Lockheed Martin Maritime Systems and Sensors Division has been trained in the use of the SDK, and has ported some key, high-performance application benchmarks, such as radar pulse compression, for performance comparison with general purpose processing architectures. Results have shown the potential for considerable size, weight, power dissipation, and throughput performance enhancement for airborne, shipboard, ground-based and undersea tactical signal and image processing systems.

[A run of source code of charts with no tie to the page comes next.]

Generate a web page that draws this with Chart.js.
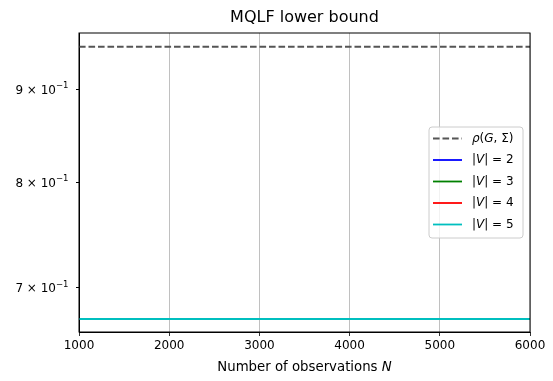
<!DOCTYPE html>
<html>
<head>
<meta charset="utf-8">
<script src="https://cdn.jsdelivr.net/npm/chart.js@4.4.1/dist/chart.umd.min.js"></script>
<style>
  html, body { margin: 0; padding: 0; background: #fff; }
  #wrap { width: 553px; height: 381px; }
</style>
</head>
<body>
<div id="wrap"><canvas id="mqlf" width="553" height="381"></canvas></div>
<script>
const observations = [1000, 2000, 3000, 4000, 5000, 6000];
const rhoValues = [0.950, 0.950, 0.950, 0.950, 0.950, 0.950];
const v2Values = [0.673, 0.673, 0.673, 0.673, 0.673, 0.673];
const v3Values = [0.673, 0.673, 0.673, 0.673, 0.673, 0.673];
const v4Values = [0.673, 0.673, 0.673, 0.673, 0.673, 0.673];
const v5Values = [0.673, 0.673, 0.673, 0.673, 0.673, 0.673];
const yTicks = [0.7, 0.8, 0.9];
const xTicks = [1000, 2000, 3000, 4000, 5000, 6000];

const FONT = "'DejaVu Sans', sans-serif";
Chart.defaults.font.family = FONT;
Chart.defaults.font.size = 12;
Chart.defaults.color = "#000";

const pts = vals => observations.map((n, i) => ({ x: n, y: vals[i] }));

// legend entries: label pieces as [text, italic]
const legendItems = [
    { color: "#555555", dash: [6.6, 2.9], parts: [["ρ", true], ["(", false], ["G", true], [", Σ)", false]] },
    { color: "#0000ff", dash: [], parts: [["|", false], ["V", true], ["| = 2", false]] },
    { color: "#008000", dash: [], parts: [["|", false], ["V", true], ["| = 3", false]] },
    { color: "#ff0000", dash: [], parts: [["|", false], ["V", true], ["| = 4", false]] },
    { color: "#00bfbf", dash: [], parts: [["|", false], ["V", true], ["| = 5", false]] }
];

function drawParts(ctx, parts, x, y, size) {
    parts.forEach(([txt, it]) => {
        ctx.font = (it ? "italic " : "") + size + "px " + FONT;
        ctx.fillText(txt, x, y);
        x += ctx.measureText(txt).width;
    });
}

const extras = {
    id: "extras",
    afterDatasetsDraw(chart) {
        const { ctx, chartArea: a } = chart;
        ctx.save();
        // frame
        ctx.strokeStyle = "#000";
        ctx.lineWidth = 1;
        ctx.strokeRect(a.left, a.top, a.right - a.left, a.bottom - a.top);
        ctx.restore();
    },
    afterDraw(chart) {
        const { ctx, chartArea: a } = chart;
        const yScale = chart.scales.y;
        ctx.save();
        ctx.fillStyle = "#000";
        // y tick labels like "9 × 10^-1"
        ctx.textBaseline = "alphabetic";
        yTicks.forEach(v => {
            const y = yScale.getPixelForValue(v) + 4.5;
            const base = Math.round(v * 10) + " × 10";
            const sup = "−1";
            ctx.font = "12px " + FONT;
            const wb = ctx.measureText(base).width;
            ctx.font = "8.5px " + FONT;
            const ws = ctx.measureText(sup).width;
            const right = a.left - 10.5;
            ctx.font = "12px " + FONT;
            ctx.fillText(base, right - ws - wb, y);
            ctx.font = "8.5px " + FONT;
            ctx.fillText(sup, right - ws, y - 5.5);
        });
        // legend box
        const bx = 429, by = 127, bw = 94, bh = 111;
        ctx.beginPath();
        ctx.roundRect(bx, by, bw, bh, 3);
        ctx.fillStyle = "rgba(255,255,255,0.8)";
        ctx.fill();
        ctx.strokeStyle = "#cccccc";
        ctx.lineWidth = 1;
        ctx.stroke();
        ctx.textBaseline = "middle";
        legendItems.forEach((item, i) => {
            const y = 138.5 + i * 21.5;
            ctx.beginPath();
            ctx.setLineDash(item.dash);
            ctx.strokeStyle = item.color;
            ctx.lineWidth = 1.8;
            ctx.moveTo(433, y);
            ctx.lineTo(462, y);
            ctx.stroke();
            ctx.setLineDash([]);
            ctx.fillStyle = "#000";
            drawParts(ctx, item.parts, 472, y, 12);
        });
        // x axis title with italic N
        const parts = [["Number of observations ", false], ["N", true]];
        let w = 0;
        parts.forEach(([t, it]) => { ctx.font = (it ? "italic " : "") + "13.3px " + FONT; w += ctx.measureText(t).width; });
        ctx.fillStyle = "#000";
        drawParts(ctx, parts, (a.left + a.right) / 2 - w / 2, 367.5, 13.3);
        ctx.restore();
    }
};

new Chart(document.getElementById("mqlf"), {
    type: "line",
    data: {
        datasets: [
            { label: "rho", data: pts(rhoValues), borderColor: "#555555", borderDash: [6.6, 2.9], order: 4 },
            { label: "|V| = 2", data: pts(v2Values), borderColor: "#0000ff", order: 3 },
            { label: "|V| = 3", data: pts(v3Values), borderColor: "#008000", order: 2 },
            { label: "|V| = 4", data: pts(v4Values), borderColor: "#ff0000", order: 1 },
            { label: "|V| = 5", data: pts(v5Values), borderColor: "#00bfbf", order: 0 }
        ]
    },
    options: {
        responsive: false,
        animation: false,
        elements: {
            point: { radius: 0 },
            line: { borderWidth: 1.8, tension: 0 }
        },
        layout: { padding: { left: 0, right: 23, top: 0, bottom: 0 } },
        plugins: {
            legend: { display: false },
            tooltip: { enabled: false },
            title: {
                display: true,
                fullSize: false,
                text: "MQLF lower bound",
                font: { size: 16, weight: "normal" },
                color: "#000",
                padding: { top: 8.4, bottom: 5.4 }
            }
        },
        scales: {
            x: {
                type: "linear",
                min: 1000,
                max: 6000,
                afterBuildTicks: s => { s.ticks = xTicks.map(v => ({ value: v })); },
                afterFit: s => { s.height = 49; },
                border: { display: true, color: "#000", width: 1 },
                grid: { color: "#b0b0b0", lineWidth: 0.8, tickColor: "#000", tickLength: 4 },
                ticks: { padding: 3, maxRotation: 0, callback: v => String(v) }
            },
            y: {
                type: "logarithmic",
                min: 0.662,
                max: 0.9667,
                afterBuildTicks: s => { s.ticks = yTicks.map(v => ({ value: v })); },
                afterFit: s => { s.width = 79; },
                border: { display: true, color: "#000", width: 1 },
                grid: { drawOnChartArea: false, tickColor: "#000", tickLength: 3 },
                ticks: { display: false }
            }
        }
    },
    plugins: [extras]
});
</script>
</body>
</html>
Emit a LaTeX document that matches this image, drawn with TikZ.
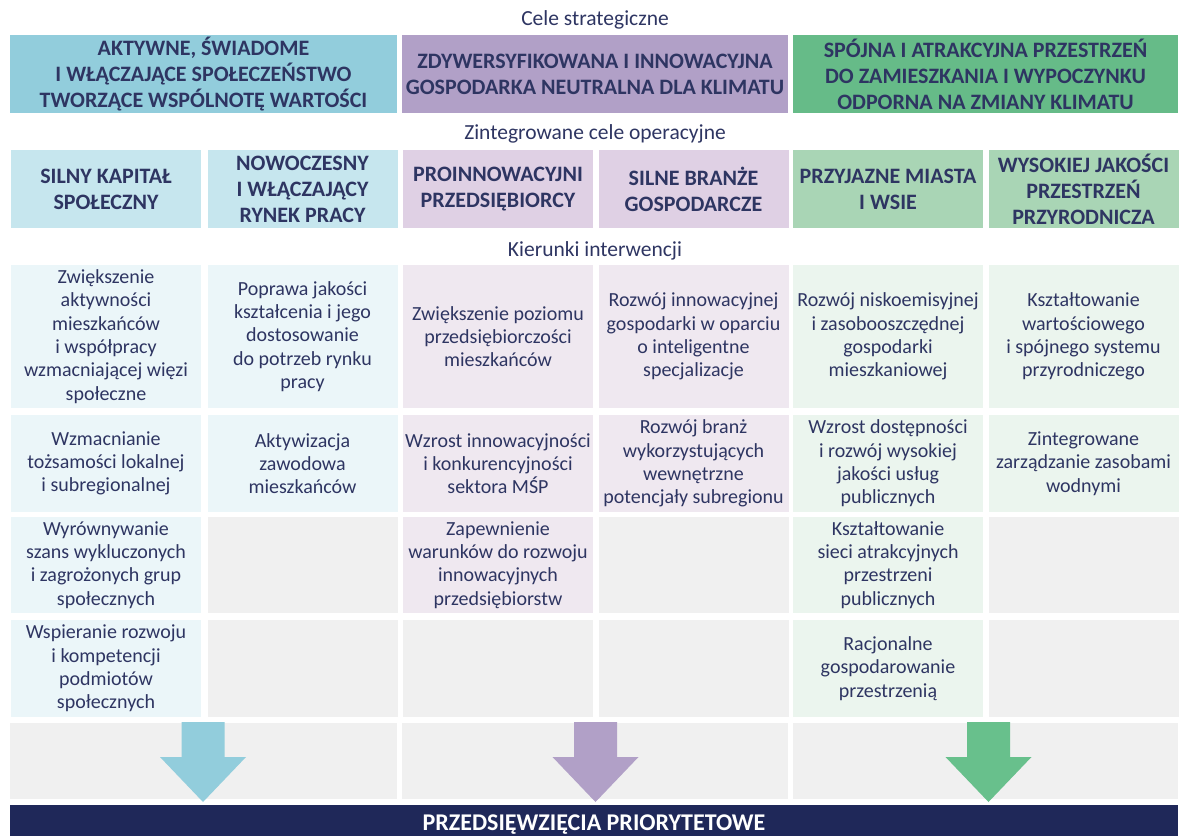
\documentclass[tikz,border=0pt]{standalone}
\usepackage{fontspec}
\setmainfont{Carlito}
\usepackage{tikz}

\definecolor{ink}{HTML}{2E3562}
\definecolor{strteal}{HTML}{92CDDC}
\definecolor{strpurple}{HTML}{B1A0C7}
\definecolor{strgreen}{HTML}{66BB88}
\definecolor{opteal}{HTML}{C6E6EE}
\definecolor{oppurple}{HTML}{DFD0E4}
\definecolor{opgreen}{HTML}{A9D5B5}
\definecolor{kteal}{HTML}{EBF6F9}
\definecolor{kpurple}{HTML}{EFE8F0}
\definecolor{kgreen}{HTML}{EBF5EE}
\definecolor{kempty}{HTML}{F0F0F0}
\definecolor{navy}{HTML}{1F2859}
\definecolor{arrgreen}{HTML}{68C08C}

\begin{document}
\begin{tikzpicture}[x=1pt,y=1pt,yscale=-1,xscale=1,
  box/.style={rectangle, inner sep=0pt, align=center, text=ink},
  cel/.style={box, minimum height=78pt, font=\bfseries\fontsize{22}{26}\selectfont},
  kier/.style={box, minimum width=190pt, font=\fontsize{20}{23.3}\selectfont},
  rowa/.style={minimum height=143pt},
  rowb/.style={minimum height=97pt},
  rowc/.style={minimum height=96pt},
  rowd/.style={minimum height=97pt},
  opis/.style={anchor=base, inner sep=0pt, text=ink, font=\fontsize{21.5}{25}\selectfont}]
\useasboundingbox (0,0) rectangle (1179,836);

% Text Node
\node[opis] (lcele) at (595,25) {Cele strategiczne};
\node[opis] (lzint) at (595,139) {Zintegrowane cele operacyjne};
\node[opis] (lkier) at (595,256) {Kierunki interwencji};

%Shape: Rectangle - cele strategiczne
\node[cel, fill=strteal, minimum width=387pt] (sA) at (203.5,74) {AKTYWNE, ŚWIADOME\\I WŁĄCZAJĄCE SPOŁECZEŃSTWO\\TWORZĄCE WSPÓLNOTĘ WARTOŚCI};
\node[cel, fill=strpurple, minimum width=386pt] (sB) at (595,74) {ZDYWERSYFIKOWANA I INNOWACYJNA\\GOSPODARKA NEUTRALNA DLA KLIMATU};
\node[cel, fill=strgreen, minimum width=385pt] (sC) at (985.5,74) {SPÓJNA I ATRAKCYJNA PRZESTRZEŃ\\DO ZAMIESZKANIA I WYPOCZYNKU\\ODPORNA NA ZMIANY KLIMATU};

%Shape: Rectangle - cele operacyjne
\node[cel, fill=opteal, minimum width=190pt] (o1) at (106,189) {SILNY KAPITAŁ\\SPOŁECZNY};
\node[cel, fill=opteal, minimum width=190pt] (o2) at (302.5,189) {NOWOCZESNY\\I WŁĄCZAJĄCY\\RYNEK PRACY};
\node[cel, fill=oppurple, minimum width=190pt] (o3) at (498,189) {PROINNOWACYJNI\\PRZEDSIĘBIORCY};
\node[cel, fill=oppurple, minimum width=190pt] (o4) at (693.5,189) {SILNE BRANŻE\\GOSPODARCZE};
\node[cel, fill=opgreen, minimum width=190pt] (o5) at (888,189) {PRZYJAZNE MIASTA\\I WSIE};
\node[cel, fill=opgreen, minimum width=190pt] (o6) at (1083.5,189) {WYSOKIEJ JAKOŚCI\\PRZESTRZEŃ\\PRZYRODNICZA};

%Shape: Rectangle - kierunki, row 1
\node[kier, rowa, fill=kteal] (k11) at (106,336.5) {Zwiększenie\\aktywności\\mieszkańców\\i współpracy\\wzmacniającej więzi\\społeczne};
\node[kier, rowa, fill=kteal] (k12) at (302.5,336.5) {Poprawa jakości\\kształcenia i jego\\dostosowanie\\do potrzeb rynku\\pracy};
\node[kier, rowa, fill=kpurple] (k13) at (498,336.5) {Zwiększenie poziomu\\przedsiębiorczości\\mieszkańców};
\node[kier, rowa, fill=kpurple] (k14) at (693.5,336.5) {Rozwój innowacyjnej\\gospodarki w oparciu\\o inteligentne\\specjalizacje};
\node[kier, rowa, fill=kgreen] (k15) at (888,336.5) {Rozwój niskoemisyjnej\\i zasobooszczędnej\\gospodarki\\mieszkaniowej};
\node[kier, rowa, fill=kgreen] (k16) at (1083.5,336.5) {Kształtowanie\\wartościowego\\i spójnego systemu\\przyrodniczego};

%Shape: Rectangle - kierunki, row 2
\node[kier, rowb, fill=kteal] (k21) at (106,463.5) {Wzmacnianie\\tożsamości lokalnej\\i subregionalnej};
\node[kier, rowb, fill=kteal] (k22) at (302.5,463.5) {Aktywizacja\\zawodowa\\mieszkańców};
\node[kier, rowb, fill=kpurple] (k23) at (498,463.5) {Wzrost innowacyjności\\i konkurencyjności\\sektora MŚP};
\node[kier, rowb, fill=kpurple] (k24) at (693.5,463.5) {Rozwój branż\\wykorzystujących\\wewnętrzne\\potencjały subregionu};
\node[kier, rowb, fill=kgreen] (k25) at (888,463.5) {Wzrost dostępności\\i rozwój wysokiej\\jakości usług\\publicznych};
\node[kier, rowb, fill=kgreen] (k26) at (1083.5,463.5) {Zintegrowane\\zarządzanie zasobami\\wodnymi};

%Shape: Rectangle - kierunki, row 3
\node[kier, rowc, fill=kteal] (k31) at (106,565) {Wyrównywanie\\szans wykluczonych\\i zagrożonych grup\\społecznych};
\node[kier, rowc, fill=kempty] (k32) at (302.5,565) {};
\node[kier, rowc, fill=kpurple] (k33) at (498,565) {Zapewnienie\\warunków do rozwoju\\innowacyjnych\\przedsiębiorstw};
\node[kier, rowc, fill=kempty] (k34) at (693.5,565) {};
\node[kier, rowc, fill=kgreen] (k35) at (888,565) {Kształtowanie\\sieci atrakcyjnych\\przestrzeni\\publicznych};
\node[kier, rowc, fill=kempty] (k36) at (1083.5,565) {};

%Shape: Rectangle - kierunki, row 4
\node[kier, rowd, fill=kteal] (k41) at (106,668.5) {Wspieranie rozwoju\\i kompetencji\\podmiotów\\społecznych};
\node[kier, rowd, fill=kempty] (k42) at (302.5,668.5) {};
\node[kier, rowd, fill=kempty] (k43) at (498,668.5) {};
\node[kier, rowd, fill=kempty] (k44) at (693.5,668.5) {};
\node[kier, rowd, fill=kgreen] (k45) at (888,668.5) {Racjonalne\\gospodarowanie\\przestrzenią};
\node[kier, rowd, fill=kempty] (k46) at (1083.5,668.5) {};

%Shape: Rectangle - pas strzalek
\node[box, fill=kempty, minimum width=387pt, minimum height=76pt] (pA) at (203.5,761) {};
\node[box, fill=kempty, minimum width=386pt, minimum height=76pt] (pB) at (595,761) {};
\node[box, fill=kempty, minimum width=385pt, minimum height=76pt] (pC) at (985.5,761) {};

%Shape: Rectangle - przedsiewziecia
\node[box, fill=navy, text=white, minimum width=1168pt, minimum height=40pt, font=\bfseries\fontsize{24}{28}\selectfont] (prio) at (594,825) {PRZEDSIĘWZIĘCIA PRIORYTETOWE};

%Shape: Arrow
\fill[strteal] (181.5,722) -- (224.5,722) -- (224.5,757) -- (246,757) -- (203,802) -- (160,757) -- (181.5,757) -- cycle ;
\fill[strpurple] (574,722) -- (617,722) -- (617,757) -- (638.5,757) -- (595.5,802) -- (552.5,757) -- (574,757) -- cycle ;
\fill[arrgreen] (967,722) -- (1010,722) -- (1010,757) -- (1031.5,757) -- (988.5,802) -- (945.5,757) -- (967,757) -- cycle ;
\end{tikzpicture}
\end{document}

ClearSpeed Technology Limited is developing the MTAP architecture that provides a scalable array of Processing Elements (PEs) on a single die. Currently 64, 96, and 256 PE devices are planned with customizable levels of floating point and I/O performance. The technology is complemented by a scalable packet switched bus architecture called ClearConnect that has been designed to support the high bandwidth I/O required for many applications. The processor is supported by a COTS Software Development Kit (SDK) and includes an optimizing C compiler, graphical debugger and a full suite of supporting tools and libraries.

In this briefing, we describe an embedded processing architecture and COTS hardware that promises a performance advantage over conventional general purpose processors of one or two orders of magnitude. Finally, the results of a DoD benchmark algorithm run on the hardware and cycle-accurate simulator in summer, 2004, will be presented and compared with general-purpose processor performance.